Das wird die spannende Frage sein, auch vor dem Hintergrund sicherlich zurückgehender Mittel. In diesem Bereich sprechen wir nicht von Kürzungen, jedenfalls bis jetzt nicht. Deshalb hoffe ich, dass wir auch für die Zukunft einen attraktiven Schülerverkehr organisieren, aber eines auch sicherstellen werden, meine Damen und Herren: Es kann nicht sein, dass auf den Parkflächen vor den Schulen mehr Autos sind und wir nicht spitz abrechnen. Darüber müssen wir uns auch verständigen. Wenn wir in Sachsen-Anhalt den Führerschein bei begleitetem Fahren mit 17 einführen, wird mit Sicherheit auch das eine oder andere Auto mehr an den Schulhöfen zu se

hen sein. Das hören die Unternehmen nicht sehr gerne, das ist auch klar.

(Zuruf von Herrn Kosmehl, FDP)

- Ja, selbstverständlich. Der wird sich schon finden. - Aber ihr kriegt es doch, das begleitete Fahren. Dann setzt ihr einen daneben und der fährt auch mit. Das wäre doch schon ein Training.

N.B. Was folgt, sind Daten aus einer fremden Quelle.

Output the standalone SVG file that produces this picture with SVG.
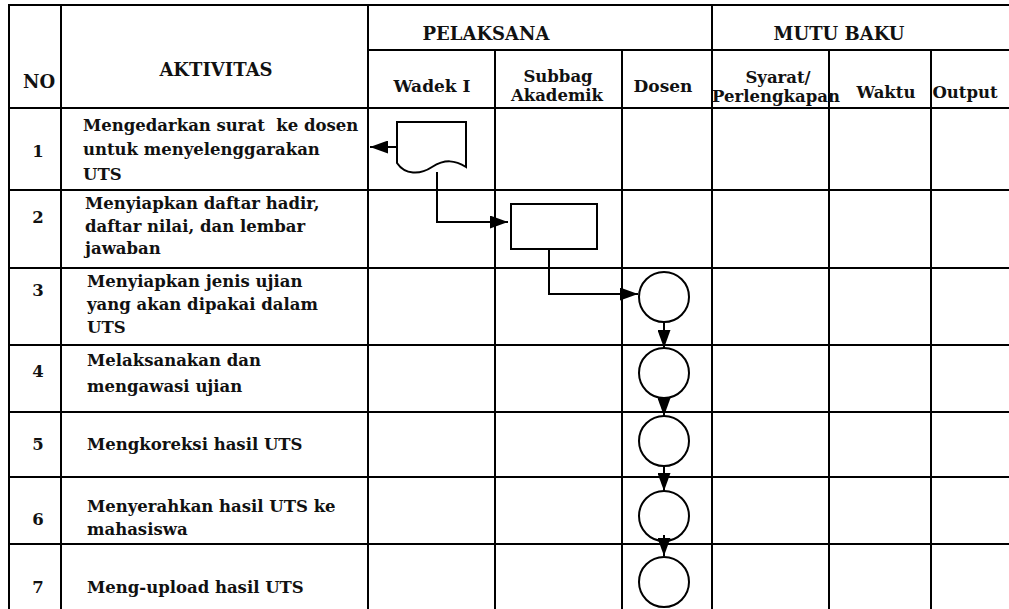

(Zustimmung von Herrn Schröder, CDU)

Es gibt vielleicht auch Schüler, die das sehr lange machen, um das Abitur zu kriegen.

(Heiterkeit bei der FDP)

Aber, meine Damen und Herren, das Thema wird uns in den nächsten Wochen und Monaten begleiten.

Ich bitte um Zustimmung zu dem Alternativantrag von CDU und SPD, weil wir damit die Möglichkeit haben, überall das, was jetzt in der Kürze der Zeit nicht dargelegt werden konnte, im Ausschuss zu berichten. - Herzlichen Dank.

(Zustimmung bei der CDU und bei der SPD)

Vielen Dank, Herr Minister Daehre. - Nun kommen wir zu den Beiträgen der Fraktionen. Für die FDP-Fraktion spricht Herr Wolpert.

Sehr geehrter Herr Präsident! Sehr geehrte Damen und Herren! Sehr geehrter Herr Minister Daehre, ich hoffe, dass wir mit der Einführung des Abiturs nach zwölf Schuljahren bei der Überwindung des Parkplatzproblems der Schulen ein wenig geholfen haben, sodass auch begleitetes Fahren mit 17 das Problem nicht wirklich aufwirft.

(Minister Herr Dr. Daehre: Aber einen Spaß ver- steht ihr noch?)

- Ja, immer, immer.

Der Antrag der PDS-Fraktion wirkt auf den ersten Blick etwas verwirrend, weil nicht deutlich zu erkennen ist, welches Ziel eigentlich verfolgt wird. Denn liest man den ersten Punkt, so könnte man glauben, das Interesse gälte den Verkehrsunternehmen und deren Wohlergehen. Bei der Nr. 2 denkt man wieder, das sei nicht für die Verkehrsunternehmen; es gehe eher mehr um die Transparenz der Kosten. Dass man samstags nichts bezahlt, wenn nicht gefahren wird, ist eigentlich auch klar. Der dritte Punkt wiederum soll wohl eher den Interessen der Verkehrsunternehmen und der Schüler gelten.

Liest man die Punkte und die Begründung im Kontext, kommt man zu dem Schluss, dass die Qualität der Schülerbeförderung erhöht werden soll, indem den Verkehrsunternehmen die Gelder zur Verfügung gestellt werden, die eine direkte Streckenführung ermöglichen. So habe ich nun auch die Einführung verstanden.